Я смотрел в знакомое лицо, с которым уже начались конкретные изменения. Череп вытянулся, рот растянулся, уши исчезли – теперь наросты закрывали дырки. Волосы вылезли. По голове неровными дорожками шли длинные ряды молодых конусных рожек. Много. Некоторые уже начали матереть и темнеть. За явными случившимися изменениями всё равно отчётливо угадывался Жорка, мой младший брат. Я дорисовал в сознании, чего не хватало. Выходило – много.
– Как ты здесь оказался? – спросил я чисто механически, первое, что пришло на ум.
– А ты? – закашлялся в смехе дикий.
– Длинная история.
– Я бы послушал, – усмехнулся Жорка, – здесь больше делать нечего. Красивые истории скрашивают бесконечное время.

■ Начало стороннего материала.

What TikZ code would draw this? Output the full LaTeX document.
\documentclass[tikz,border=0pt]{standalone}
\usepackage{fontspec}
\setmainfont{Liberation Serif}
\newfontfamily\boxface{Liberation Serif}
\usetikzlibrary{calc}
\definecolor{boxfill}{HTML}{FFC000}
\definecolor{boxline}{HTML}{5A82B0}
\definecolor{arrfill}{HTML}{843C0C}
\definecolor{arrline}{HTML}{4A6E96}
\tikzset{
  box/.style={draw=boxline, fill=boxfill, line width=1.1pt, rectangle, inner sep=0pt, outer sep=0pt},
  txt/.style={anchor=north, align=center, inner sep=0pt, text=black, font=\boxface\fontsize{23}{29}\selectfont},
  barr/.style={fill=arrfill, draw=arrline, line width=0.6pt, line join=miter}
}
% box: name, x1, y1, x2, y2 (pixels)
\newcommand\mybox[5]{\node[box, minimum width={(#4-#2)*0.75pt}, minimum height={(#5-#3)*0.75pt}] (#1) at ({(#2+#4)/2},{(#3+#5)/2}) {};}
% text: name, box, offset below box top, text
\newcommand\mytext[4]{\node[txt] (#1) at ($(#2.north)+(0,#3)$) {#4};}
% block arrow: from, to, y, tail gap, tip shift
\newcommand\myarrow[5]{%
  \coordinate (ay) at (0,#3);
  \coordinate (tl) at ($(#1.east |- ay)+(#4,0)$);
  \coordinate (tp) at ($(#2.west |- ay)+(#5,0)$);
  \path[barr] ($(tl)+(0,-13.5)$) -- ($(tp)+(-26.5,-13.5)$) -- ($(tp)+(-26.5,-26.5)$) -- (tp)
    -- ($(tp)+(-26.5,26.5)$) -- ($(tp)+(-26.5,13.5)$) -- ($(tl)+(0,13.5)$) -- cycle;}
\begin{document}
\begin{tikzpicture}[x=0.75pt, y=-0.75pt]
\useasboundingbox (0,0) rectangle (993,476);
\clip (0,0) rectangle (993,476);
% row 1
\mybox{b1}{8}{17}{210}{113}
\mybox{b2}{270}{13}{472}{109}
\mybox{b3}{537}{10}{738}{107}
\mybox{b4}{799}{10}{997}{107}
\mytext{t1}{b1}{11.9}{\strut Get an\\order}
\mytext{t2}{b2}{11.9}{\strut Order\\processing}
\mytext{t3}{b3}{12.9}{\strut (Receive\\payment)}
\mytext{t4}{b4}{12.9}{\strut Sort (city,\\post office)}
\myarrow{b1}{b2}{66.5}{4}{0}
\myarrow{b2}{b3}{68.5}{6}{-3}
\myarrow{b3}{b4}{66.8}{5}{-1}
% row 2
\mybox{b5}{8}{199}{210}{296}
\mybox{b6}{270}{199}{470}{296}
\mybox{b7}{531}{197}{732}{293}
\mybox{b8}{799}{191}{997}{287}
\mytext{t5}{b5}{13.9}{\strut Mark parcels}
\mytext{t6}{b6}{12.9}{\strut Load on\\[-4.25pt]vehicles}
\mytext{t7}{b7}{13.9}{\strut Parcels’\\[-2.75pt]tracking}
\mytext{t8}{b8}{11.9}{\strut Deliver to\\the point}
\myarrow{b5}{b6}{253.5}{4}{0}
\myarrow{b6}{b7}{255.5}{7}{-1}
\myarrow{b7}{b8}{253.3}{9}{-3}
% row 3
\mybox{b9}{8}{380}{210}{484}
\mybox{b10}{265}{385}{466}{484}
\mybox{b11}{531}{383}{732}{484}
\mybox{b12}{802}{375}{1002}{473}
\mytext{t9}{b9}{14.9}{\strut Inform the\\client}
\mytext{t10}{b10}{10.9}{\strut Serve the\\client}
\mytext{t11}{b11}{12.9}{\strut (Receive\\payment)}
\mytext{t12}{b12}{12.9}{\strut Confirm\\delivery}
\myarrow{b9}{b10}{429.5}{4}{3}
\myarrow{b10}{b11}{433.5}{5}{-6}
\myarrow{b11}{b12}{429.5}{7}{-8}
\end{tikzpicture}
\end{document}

– Я бы не сказал, что она очень красивая. По крайне мере, точно не для меня.
Нхо не слушало, а задумчиво продолжило свою мысль:
– Но так получилось, что я не могу.
Только тут я увидел, что брат сжимает свой распоротый живот, из которого зелеными толстыми канатами лезут потроха.
– А ведь мы ждали тебя. Томительно долгое время. Многие успели вырасти. Кого-то съели. Кто-то сам ест вчерашних друзей. Не думал, что придешь ты. Необычно. Не уверен, стоит ли радоваться. Ты мертв?

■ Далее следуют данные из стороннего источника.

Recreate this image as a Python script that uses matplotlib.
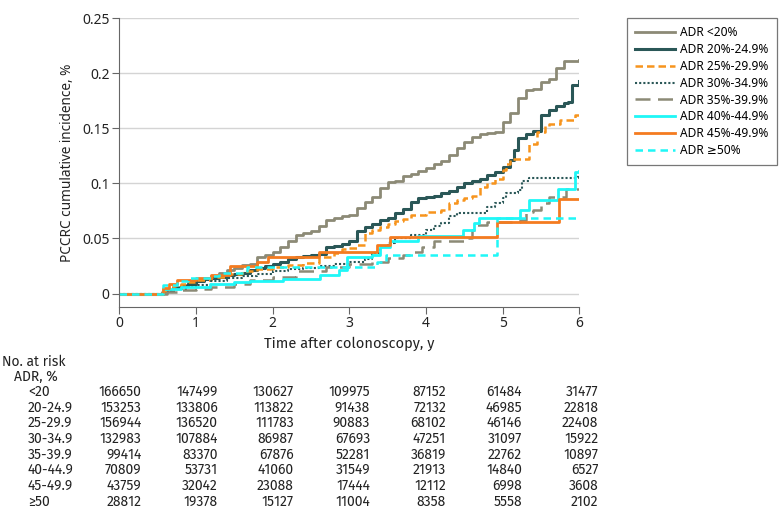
import matplotlib
matplotlib.use("Agg")
import matplotlib.pyplot as plt
from matplotlib import font_manager
from matplotlib.ticker import FuncFormatter

names = set(f.name for f in font_manager.fontManager.ttflist)
tab_font = 'Liberation Sans'
for cand in ['Fira Sans', 'Liberation Sans']:
    if cand in names:
        tab_font = cand
        break
tfs = 10
plt.rcParams['font.family'] = ['Noto Sans', 'DejaVu Sans']

# ---- data ----
labels = ['ADR <20%', 'ADR 20%-24.9%', 'ADR 25%-29.9%', 'ADR 30%-34.9%',
          'ADR 35%-39.9%', 'ADR 40%-44.9%', 'ADR 45%-49.9%', 'ADR \u226550%']

t_lt20 = [0, 0.55, 0.6, 0.7, 0.8, 0.9, 1.0, 1.1, 1.2, 1.3, 1.4, 1.5, 1.6, 1.7, 1.8, 1.9, 2.0,
          2.1, 2.2, 2.3, 2.4, 2.5, 2.6, 2.7, 2.8, 2.9, 3.0, 3.1, 3.2, 3.3, 3.4, 3.5, 3.6, 3.7,
          3.8, 3.9, 4.0, 4.1, 4.2, 4.3, 4.4, 4.5, 4.6, 4.7, 4.8, 4.9, 5.0, 5.1, 5.2, 5.3, 5.4,
          5.5, 5.6, 5.7, 5.8, 6.0]
y_lt20 = [0, 0.001, 0.003, 0.006, 0.008, 0.010, 0.012, 0.014, 0.016, 0.019, 0.021, 0.023,
          0.026, 0.027, 0.033, 0.035, 0.038, 0.042, 0.048, 0.053, 0.055, 0.057, 0.061, 0.067,
          0.069, 0.070, 0.071, 0.078, 0.083, 0.088, 0.096, 0.101, 0.102, 0.107, 0.109, 0.111,
          0.114, 0.118, 0.120, 0.126, 0.132, 0.138, 0.142, 0.145, 0.146, 0.147, 0.156, 0.164,
          0.178, 0.185, 0.186, 0.192, 0.195, 0.205, 0.211, 0.212]

t_20 = [0, 0.57, 0.7, 0.8, 0.9, 1.0, 1.1, 1.2, 1.3, 1.4, 1.5, 1.6, 1.7, 1.8, 1.9, 2.0, 2.1,
        2.2, 2.3, 2.4, 2.5, 2.6, 2.7, 2.8, 2.9, 3.0, 3.1, 3.2, 3.3, 3.4, 3.5, 3.6, 3.7, 3.8,
        3.9, 4.0, 4.1, 4.2, 4.3, 4.4, 4.5, 4.6, 4.7, 4.8, 4.9, 5.0, 5.1, 5.15, 5.2, 5.3, 5.4,
        5.5, 5.6, 5.7, 5.8, 5.85, 5.9, 6.0]
y_20 = [0, 0.002, 0.005, 0.007, 0.009, 0.011, 0.013, 0.014, 0.015, 0.017, 0.018, 0.019,
        0.021, 0.023, 0.025, 0.027, 0.029, 0.031, 0.033, 0.034, 0.035, 0.036, 0.042, 0.043,
        0.045, 0.048, 0.057, 0.060, 0.063, 0.067, 0.069, 0.073, 0.077, 0.083, 0.087, 0.088,
        0.089, 0.091, 0.093, 0.097, 0.100, 0.102, 0.104, 0.108, 0.110, 0.115, 0.121, 0.130,
        0.141, 0.145, 0.148, 0.162, 0.167, 0.170, 0.173, 0.174, 0.189, 0.193]

t_25 = [0, 0.55, 0.7, 0.8, 0.9, 1.0, 1.2, 1.4, 1.6, 1.8, 2.0, 2.2, 2.4, 2.6, 2.8, 2.9, 3.0,
        3.1, 3.2, 3.3, 3.4, 3.5, 3.6, 3.7, 3.8, 4.0, 4.2, 4.3, 4.4, 4.5, 4.6, 4.7, 4.8, 4.9,
        5.0, 5.05, 5.1, 5.3, 5.35, 5.45, 5.55, 5.6, 5.75, 5.95, 6.0]
y_25 = [0, 0.002, 0.007, 0.009, 0.010, 0.012, 0.015, 0.018, 0.020, 0.022, 0.024, 0.026,
        0.028, 0.033, 0.037, 0.040, 0.041, 0.044, 0.055, 0.058, 0.060, 0.063, 0.066, 0.068,
        0.071, 0.074, 0.076, 0.082, 0.085, 0.087, 0.089, 0.097, 0.100, 0.104, 0.112, 0.118,
        0.122, 0.122, 0.136, 0.147, 0.152, 0.154, 0.158, 0.162, 0.162]

t_30 = [0, 0.57, 0.7, 0.9, 1.0, 1.2, 1.4, 1.6, 1.8, 2.0, 2.2, 2.4, 2.6, 2.8, 3.0, 3.2, 3.3,
        3.4, 3.5, 3.6, 3.8, 4.0, 4.1, 4.2, 4.3, 4.4, 4.7, 4.8, 4.9, 5.0, 5.05, 5.2, 5.25,
        5.35, 5.98, 6.0]
y_30 = [0, 0.001, 0.004, 0.006, 0.008, 0.011, 0.014, 0.016, 0.018, 0.020, 0.022, 0.023,
        0.025, 0.027, 0.029, 0.031, 0.037, 0.042, 0.046, 0.050, 0.053, 0.058, 0.061, 0.064,
        0.070, 0.073, 0.073, 0.079, 0.082, 0.087, 0.091, 0.094, 0.102, 0.105, 0.108, 0.108]

t_35 = [0, 0.62, 0.8, 1.0, 1.2, 1.5, 1.7, 2.0, 2.3, 2.7, 3.0, 3.3, 3.5, 3.7, 3.85, 3.95,
        4.1, 4.53, 4.6, 4.66, 4.8, 5.23, 5.3, 5.4, 5.5, 5.6, 5.83, 6.0]
y_35 = [0, 0.001, 0.003, 0.004, 0.006, 0.009, 0.012, 0.015, 0.020, 0.024, 0.027, 0.029,
        0.032, 0.035, 0.038, 0.042, 0.048, 0.050, 0.058, 0.062, 0.065, 0.067, 0.074, 0.076,
        0.082, 0.088, 0.095, 0.095]

t_40 = [0, 0.57, 0.8, 1.18, 1.5, 1.7, 2.14, 2.62, 2.87, 2.97, 3.3, 3.4, 3.53, 3.9, 4.48,
        4.62, 4.69, 5.22, 5.35, 5.72, 5.94, 6.0]
y_40 = [0, 0.004, 0.006, 0.009, 0.010, 0.011, 0.013, 0.017, 0.021, 0.033, 0.035, 0.042,
        0.048, 0.052, 0.058, 0.064, 0.069, 0.076, 0.085, 0.095, 0.110, 0.111]

t_45 = [0, 0.57, 0.65, 0.75, 1.0, 1.2, 1.45, 1.79, 1.94, 2.6, 3.36, 3.53, 4.92, 5.73, 6.0]
y_45 = [0, 0.005, 0.009, 0.012, 0.014, 0.017, 0.025, 0.029, 0.033, 0.038, 0.044, 0.051,
        0.065, 0.086, 0.086]

t_50 = [0, 0.57, 0.75, 0.9, 1.2, 1.3, 1.66, 3.36, 3.48, 4.92, 6.0]
y_50 = [0, 0.008, 0.011, 0.014, 0.016, 0.019, 0.024, 0.029, 0.035, 0.069, 0.069]

# number at risk table
risk_years = [0, 1, 2, 3, 4, 5, 6]
risk_groups = ['<20', '20-24.9', '25-29.9', '30-34.9', '35-39.9', '40-44.9', '45-49.9', '\u226550']
risk_n = [
    [166650, 147499, 130627, 109975, 87152, 61484, 31477],
    [153253, 133806, 113822, 91438, 72132, 46985, 22818],
    [156944, 136520, 111783, 90883, 68102, 46146, 22408],
    [132983, 107884, 86987, 67693, 47251, 31097, 15922],
    [99414, 83370, 67876, 52281, 36819, 22762, 10897],
    [70809, 53731, 41060, 31549, 21913, 14840, 6527],
    [43759, 32042, 23088, 17444, 12112, 6998, 3608],
    [28812, 19378, 15127, 11004, 8358, 5558, 2102],
]

series = [(t_lt20, y_lt20), (t_20, y_20), (t_25, y_25), (t_30, y_30),
          (t_35, y_35), (t_40, y_40), (t_45, y_45), (t_50, y_50)]
colors = ['#8c8a76', '#2a5757', '#f7941d', '#2a5757', '#8c8a76', '#1ff7f7', '#f47b20', '#1ff7f7']
styles = ['-', '-', (0, (3, 1.6)), (0, (1, 1)), (0, (6, 3)), '-', '-', (0, (3, 2))]
widths = [2.0, 2.2, 1.8, 1.5, 1.8, 2.0, 2.0, 1.8]

fig = plt.figure(figsize=(7.8, 5.21), dpi=100)
ax = fig.add_axes([0.153, 0.4113, 0.5897, 0.5536])

for (t, y), lab, c, ls, lw in zip(series, labels, colors, styles, widths):
    ax.step(t, y, where='post', color=c, linestyle=ls, linewidth=lw, label=lab)

ax.set_xlim(0, 6)
ax.set_ylim(-0.012, 0.25)
ax.set_xticks(risk_years)
ax.set_yticks([0, 0.05, 0.1, 0.15, 0.2, 0.25])
ax.yaxis.set_major_formatter(FuncFormatter(lambda v, p: '%g' % round(v, 3)))
ax.grid(axis='y', color='#d4d4d4', linewidth=1)
ax.set_axisbelow(True)
for s in ['top', 'right']:
    ax.spines[s].set_visible(False)
for s in ['left', 'bottom']:
    ax.spines[s].set_color('#666666')
ax.tick_params(axis='both', direction='out', length=5, color='#666666',
               labelsize=10, labelcolor='#222222', pad=2)

ax.set_ylabel('PCCRC cumulative incidence, %', fontsize=9.8, color='#222222', labelpad=5)
ax.set_xlabel('Time after colonoscopy, y', fontsize=tfs + 0.5, family=[tab_font, 'DejaVu Sans'],
              color='#222222', labelpad=4)

leg = ax.legend(loc='upper left', bbox_to_anchor=(627 / 780, 1 - 18 / 521),
                bbox_transform=fig.transFigure, borderaxespad=0, fontsize=8.6,
                frameon=True, fancybox=False, edgecolor='#555555', handlelength=3.3,
                borderpad=0.7, labelspacing=0.32, handletextpad=0.45)
leg.get_frame().set_linewidth(0.9)

# number at risk
H = 521.0
W = 780.0
fam = [tab_font, 'DejaVu Sans']
fig.text(1.5 / W, 1 - 361.7 / H, 'No. at risk', family=fam, fontsize=tfs, va='center', color='#222222')
fig.text(14 / W, 1 - 376.7 / H, 'ADR, %', family=fam, fontsize=tfs, va='center', color='#222222')
for i, (grp, row) in enumerate(zip(risk_groups, risk_n)):
    yy = 1 - (391.7 + i * 15.7) / H
    fig.text(28 / W, yy, grp, family=fam, fontsize=tfs, va='center', color='#222222')
    for j, n in enumerate(row):
        fig.text((141.7 + 76.1 * j) / W, yy, str(n), family=fam, fontsize=tfs,
                 va='center', ha='right', color='#222222')

fig.savefig('out.png', dpi=100)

– Не знаю. Насколько это важно?
– Совсем не важно, – пожал плечом дикий, – теперь. Понимаешь? Трудно говорить. Думать еще тяжелее. Мысли улетают. Если был бы мертв – знал.
– Кто меня ждал?
– Мы. Те, кто еще тогда не до конца превратился в диких. Эти уже никого не ждут. Ими движет только голод. Ваня, я не хочу становиться диким. Я ведь не совсем дикий, правда? Это же ерунда, что у меня хвост? Им можно сшибать с ног еду, когда она бежит от тебя. Не представляю, как я раньше обходился без хвоста.
– Да, Жора! Мы выберемся. У меня есть друг-шаман, он почти врач. Старик поможет и вылечит тебя. Зашьет живот. Отрежет хвост. Станешь, как новенький.
– Ваня. Ты не понял. Я не хочу быть диким. Или хочу? Нет. Не хочу! Это очень, очень больно. И только ты можешь меня спасти.
– Ты не будешь диким! Я вашего Роту попрошу. Он мне не откажет! – я говорил так искренне и громко, что с берега донесся злой хохот шамана.
– Ваня, посмотри на меня! Процесс невозможно остановить! Я скоро перестану говорить. Мне уже. Очень. Трудно. У меня рога! – существо потрогало свою голову. Шею. Спину. Ноги. Опять подхватило свои вываливающиеся потроха.
– Да что ты в самом деле! Очень милые рожки. Отпадут.
– Нет, Ваня. Не отпадут. Я… уже не я.
Озеро заволновалось. Поднялись волны. К нам с разных сторон устремились пока невидимые хищники.
– Учуяли! Меня и тебя. Наверное, не дадут поговорить. Жаль.
– Беги, Жора. Я их задержу, – знал, что говорю. И верил в каждое слово.
Брат не торопился.
– Меня, как еду. Тебя из-за ножа.
Я посмотрел на сияющий клинок.
– Что с ним не так?
– Разве ты не знаешь? Все чувствуют твой нож. Я просто с ума схожу, когда нахожусь рядом. Мне хочется напасть на тебя и разорвать. Я так желаю твоей крови, что теряю сознание от предвкушения. Но это всё из-за ножа, – брат заплакал. – Одним ударом ты можешь освободить душу из дикого и отправить ее в рай. Но только за визит в мир Мертвых, ты можешь воспользоваться клинком по назначению один раз. Понимаешь? Один визит – одна спасенная душа. Давно никто не приходит и не вытаскивает души наверх. Поэтому дикие тянутся к тебе. Инстинктивно, в них нет разума. Скоро и у меня не будет. Ты не представляешь, как мне больно. Положи моим мучениям конец. Выбери меня. Пожалуйста, убей меня!